Perşembenin gelişi çarşambadan bellidir

A. Levent ALKAN
A. Levent ALKAN [email protected]

“Karşıdan baktım, yeşil türbe; içine girdim, bin kez tövbe.”  Gelişmişlere dışardan bakıldığında ne kadar sağlam yapıda dururlarsa dursunlar, gerçekle çelişmekten kurtulamıyorlar. Ekonominin değişik organlarındaki her aykırı düşünce, şairin şu dörtlüğünü hatırlıyor: Öyle uzak ki yerim, uzakları aşıyor/ Bütün özlediklerim benden ayrı yaşıyor./ Ya her şeyim ya hiçim/ Sorma dünyam ne biçim/ Bir kördüğüm ki içim/ Çözdükçe dolaşıyor.

Perşembenin gelişi çarşambadan belliydi. Merkez Bankaları her kesimden, yoğun eleştirel taarruzlara maruz kalıyorlar. Çünkü kriz, sıradan bir kriz değildir. Ekonomiyi yönetmek ne geçmişe yaslanmak kadar kolay, ne de geleceğe merdiven atmak kadar fütursuzca basit. Öyle bir küresel ekonomi vardır ki; ne bireysel talepler kontrol altında, ne de krizi yönetenler krizde yönetilenlerden bir adım önde. 

Dünden bugüne ne kalmıştı?

Geçmişten sırtımızda yüklerle girmiştik bu krize. Bunlar iki temel sınıfta topladık. 1. Balonlara yaslanarak büyümüş olmak 2. Patlayan balonların temizlenmemiş artıklarından kurtulamamak. 

Kriz ülkeleri nerde tıkandılar?

2007 Ağustos’undan bugüne 7.5 yıl geçti. Bu süre içinde miktarsal gevşetmeler (QE) dahil, ekonominin tüm kanallarına likidite pompalanıp durdu. ABD’deki ekonomik toparlanmayı algıladık. FED’i faiz artırım süreci içinde, ECB’yi de QE uygulaması üzerinde bulduk. Sistem şuralarda tıkandı?
i. Finans sektöründeki gelişmeler öylesine oynaklık kazandı ki, ekonomi üzerinde etkileri eskiden olduğunun çok üstüne çıktı.
ii. Makroekonomi çok değişken nitelikler kazandı.
iii. Önce BOJ, ardından FED ve son olarak da ECB faizlerini sıfır seviyesine yasladı. Kriz politikalarının tabancasında mermi tükendi. Faiz silahını daha fazla çekemeyecek kadar köşeye sıkışan Merkez Bankaları, bono alımları şeklinde ara yollar geliştirdiler.  

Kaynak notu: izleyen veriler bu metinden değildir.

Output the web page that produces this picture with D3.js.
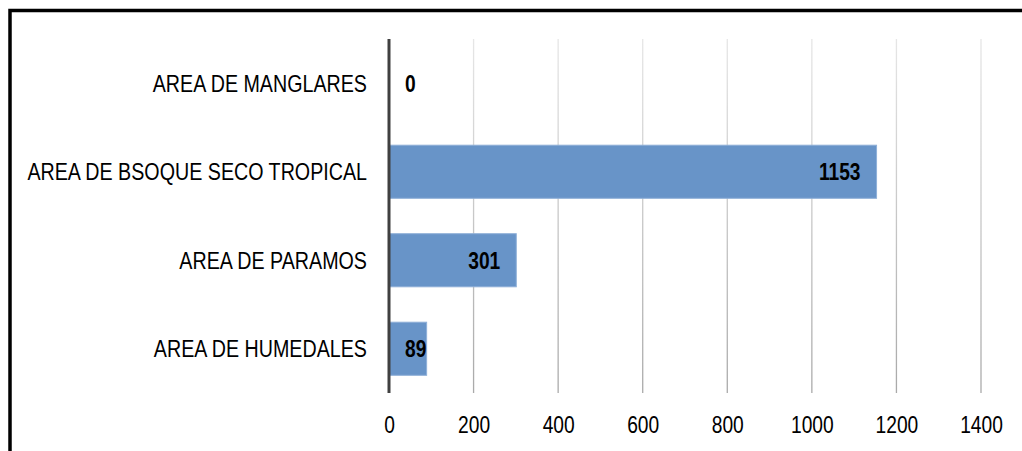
<!DOCTYPE html>
<html><head><meta charset="utf-8">
<script src="https://cdn.jsdelivr.net/npm/d3@7"></script>
<style>
html,body{margin:0;padding:0;background:#fff;}
text{font-family:"Liberation Sans","Arial",sans-serif;}
</style></head>
<body><svg id="c" width="1022" height="451"></svg>
<script>
const categories = ["AREA DE MANGLARES","AREA DE BSOQUE SECO TROPICAL","AREA DE PARAMOS","AREA DE HUMEDALES"];
const values = [0,1153,301,89];
const ticks = [0,200,400,600,800,1000,1200,1400];

const SX = 0.8;   // condensed look (Arial Narrow substitute)
const SXC = 0.82; // category labels
const FS = 24;
const svg = d3.select("#c");
const x = d3.scaleLinear().domain([0,1400]).range([389,981]);
const y = d3.scaleBand().domain(categories).range([39,393]).paddingInner(0.4).paddingOuter(0.2);

// frame
svg.append("path").attr("d","M10,451 L10,10.5 L1022,10.5").attr("fill","none").attr("stroke","#000").attr("stroke-width",3.5);

const defs = svg.append("defs");
const g = defs.append("linearGradient").attr("id","gg").attr("gradientUnits","userSpaceOnUse")
  .attr("x1",0).attr("y1",39).attr("x2",0).attr("y2",393);
g.append("stop").attr("offset","0").attr("stop-color","#e6e6e6");
g.append("stop").attr("offset","1").attr("stop-color","#a9a9a9");

// gridlines
svg.append("g").selectAll("line").data(ticks.slice(1)).join("line")
  .attr("x1",d=>x(d)).attr("x2",d=>x(d)).attr("y1",39).attr("y2",393)
  .attr("stroke","url(#gg)").attr("stroke-width",1.3);

// bars
svg.append("g").selectAll("rect").data(values).join("rect")
  .attr("x",x(0)).attr("y",(d,i)=>y(categories[i]))
  .attr("width",d=>x(d)-x(0)).attr("height",y.bandwidth())
  .attr("fill","#6894c8").attr("stroke","#8fb0d8").attr("stroke-width",1);

// axis line
svg.append("line").attr("x1",x(0)).attr("x2",x(0)).attr("y1",39).attr("y2",393)
  .attr("stroke","#404040").attr("stroke-width",3);

// x axis
const xa = svg.append("g").attr("transform","translate(0,393)")
  .call(d3.axisBottom(x).tickValues(ticks).tickSize(0).tickPadding(0).tickFormat(d3.format("d")));
xa.select(".domain").remove();
xa.selectAll("text").attr("font-size",FS).attr("fill","#000")
  .attr("font-family","'Liberation Sans',Arial,sans-serif")
  .attr("y",0).attr("dy",0)
  .attr("transform",`translate(0,39.5) scale(${SX},1)`);

// y labels
svg.append("g").selectAll("text").data(categories).join("text")
  .attr("transform",d=>`translate(367,${y(d)+y.bandwidth()/2}) scale(${SXC},1)`)
  .attr("dy","0.35em")
  .attr("text-anchor","end").attr("font-size",FS).attr("fill","#000").text(d=>d);

// value labels: inside end, but not closer than 16px to the axis
const vl = svg.append("g").selectAll("text").data(values).join("text")
  .attr("dy","0.35em").attr("text-anchor","start")
  .attr("font-size",FS).attr("font-weight","bold").attr("fill","#000").text(d=>d);
vl.each(function(d,i){
  const w = this.getComputedTextLength()*SX;
  let start = x(d) - 16 - w;
  if (start < x(0) + 16) start = x(0) + 16;
  d3.select(this).attr("transform",`translate(${start},${y(categories[i])+y.bandwidth()/2}) scale(${SX},1)`);
});
</script></body></html>
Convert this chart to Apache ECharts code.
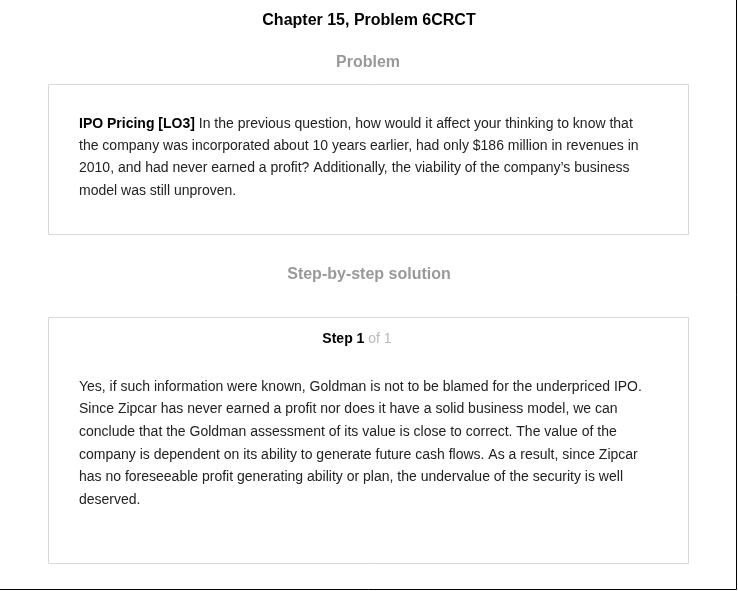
<!DOCTYPE html>
<html>
<head>
<meta charset="utf-8">
<script src="https://cdn.jsdelivr.net/npm/echarts@6/dist/echarts.min.js"></script>
<style>html,body{margin:0;padding:0;background:#fff}#main{width:738px;height:591px}</style>
</head>
<body>
<div id="main"></div>
<script>
var pageTitle = 'Chapter 15, Problem 6CRCT';
var sectionTitles = ['Problem', 'Step-by-step solution'];
var problemLead = 'IPO Pricing [LO3]';
var problemLines = [
    ' In the previous question, how would it affect your thinking to know that',
    'the company was incorporated about 10 years earlier, had only $186 million in revenues in',
    '2010, and had never earned a profit? Additionally, the viability of the company\u2019s business',
    'model was still unproven.'
];
var stepLabel = ['Step 1', ' of 1'];
var solutionLines = [
    'Yes, if such information were known, Goldman is not to be blamed for the underpriced IPO.',
    'Since Zipcar has never earned a profit nor does it have a solid business model, we can',
    'conclude that the Goldman assessment of its value is close to correct. The value of the',
    'company is dependent on its ability to generate future cash flows. As a result, since Zipcar',
    'has no foreseeable profit generating ability or plan, the undervalue of the security is well',
    'deserved.'
];

var font = 'Liberation Sans, Arial, sans-serif';
var els = [];
function txt(x, y, text, opt) {
    els.push({
        type: 'text', x: x, y: y,
        style: Object.assign({ text: text, font: '14px ' + font, fill: '#222', textVerticalAlign: 'middle' }, opt || {})
    });
}
// page frame (right and bottom edge)
els.push({ type: 'line', shape: { x1: 736.5, y1: 0, x2: 736.5, y2: 589.5 }, style: { stroke: '#000', lineWidth: 1 } });
els.push({ type: 'line', shape: { x1: 0, y1: 589.5, x2: 736.5, y2: 589.5 }, style: { stroke: '#000', lineWidth: 1 } });
// boxes
els.push({ type: 'rect', shape: { x: 48.5, y: 84.5, width: 640, height: 150 }, style: { fill: '#fff', stroke: '#d8d8d8' } });
els.push({ type: 'rect', shape: { x: 48.5, y: 317.5, width: 640, height: 246 }, style: { fill: '#fff', stroke: '#d8d8d8' } });

txt(369, 21, pageTitle, { font: 'bold 16px ' + font, fill: '#000', textAlign: 'center' });
txt(368, 63, sectionTitles[0], { font: 'bold 16px ' + font, fill: '#999', textAlign: 'center' });
txt(369, 275, sectionTitles[1], { font: 'bold 16px ' + font, fill: '#999', textAlign: 'center' });

problemLines.forEach(function (l, i) {
    if (i === 0) {
        txt(79, 124, '{b|' + problemLead + '}{n|' + l + '}', {
            rich: { b: { font: 'bold 14px ' + font, fill: '#000' }, n: { font: '14px ' + font, fill: '#222' } }
        });
    } else {
        txt(79, 124 + i * 22.3, l);
    }
});
txt(357, 339, '{b|' + stepLabel[0] + '}{g|' + stepLabel[1] + '}', {
    textAlign: 'center',
    rich: { b: { font: 'bold 14px ' + font, fill: '#000' }, g: { font: '14px ' + font, fill: '#bbb' } }
});
solutionLines.forEach(function (l, i) {
    txt(79, 387 + i * 22.6, l);
});

var chart = echarts.init(document.getElementById('main'));
chart.setOption({ backgroundColor: '#fff', graphic: { elements: els } });
</script>
</body>
</html>
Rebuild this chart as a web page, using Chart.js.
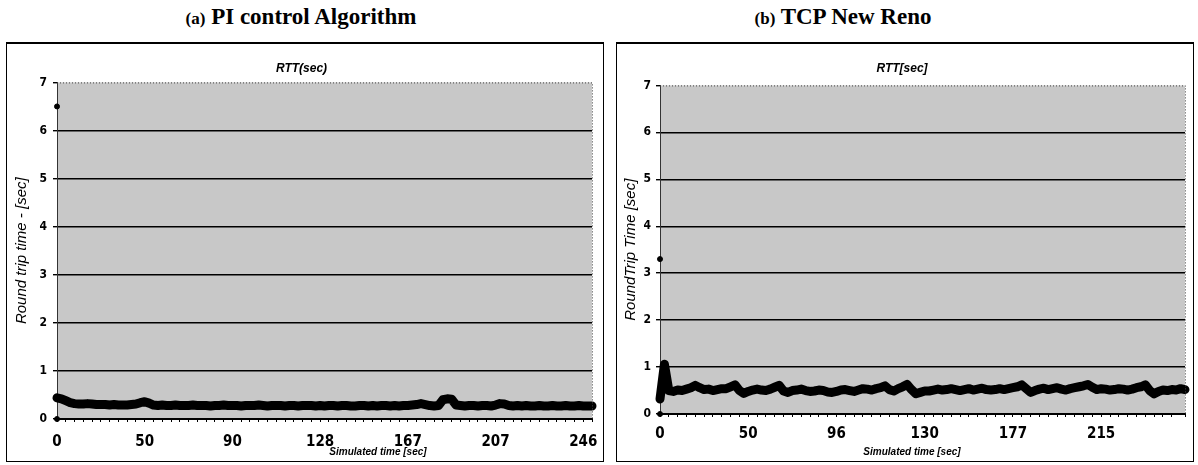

Ulusal ekonomimizde neler yaşınıyor?

Kredilerdeki artışlar varlık balonlarını ve krizleri tetikleyen ortamı hazırlamaktadır. Bunun sınırlanmış olması da oldukça önemlidir. Krediler bankacılık sektörü toplam bilançosu içinde yer aldığı şekliyle; 2013 yılsonunda (enflasyona göre düzeltilmiş olarak) yüzde 22.76, 2014 yılsonundaysa yüzde 9.26 artışa konu oldu.

TCMB ve BDDK ortak çalışması 2014 yılının başında açıkladıkları yüzde 15 kredi artış hedefini yakaladılar. Sadece bizde değil tüm dünya da benzer fikir ayrılıkları vardır. Küresel ekonomi için “artan faiz oranları varlık fiyatlarındaki oynaklığı azaltır mı, yoksa büyük balonlara giden süreçleri hazırlar mı” şeklinde iki farklı uç söz konusudur.     Bizdeki tek fark enflasyondur. Öyleyse şu enflasyonu düşürsek mesele kalmayacak.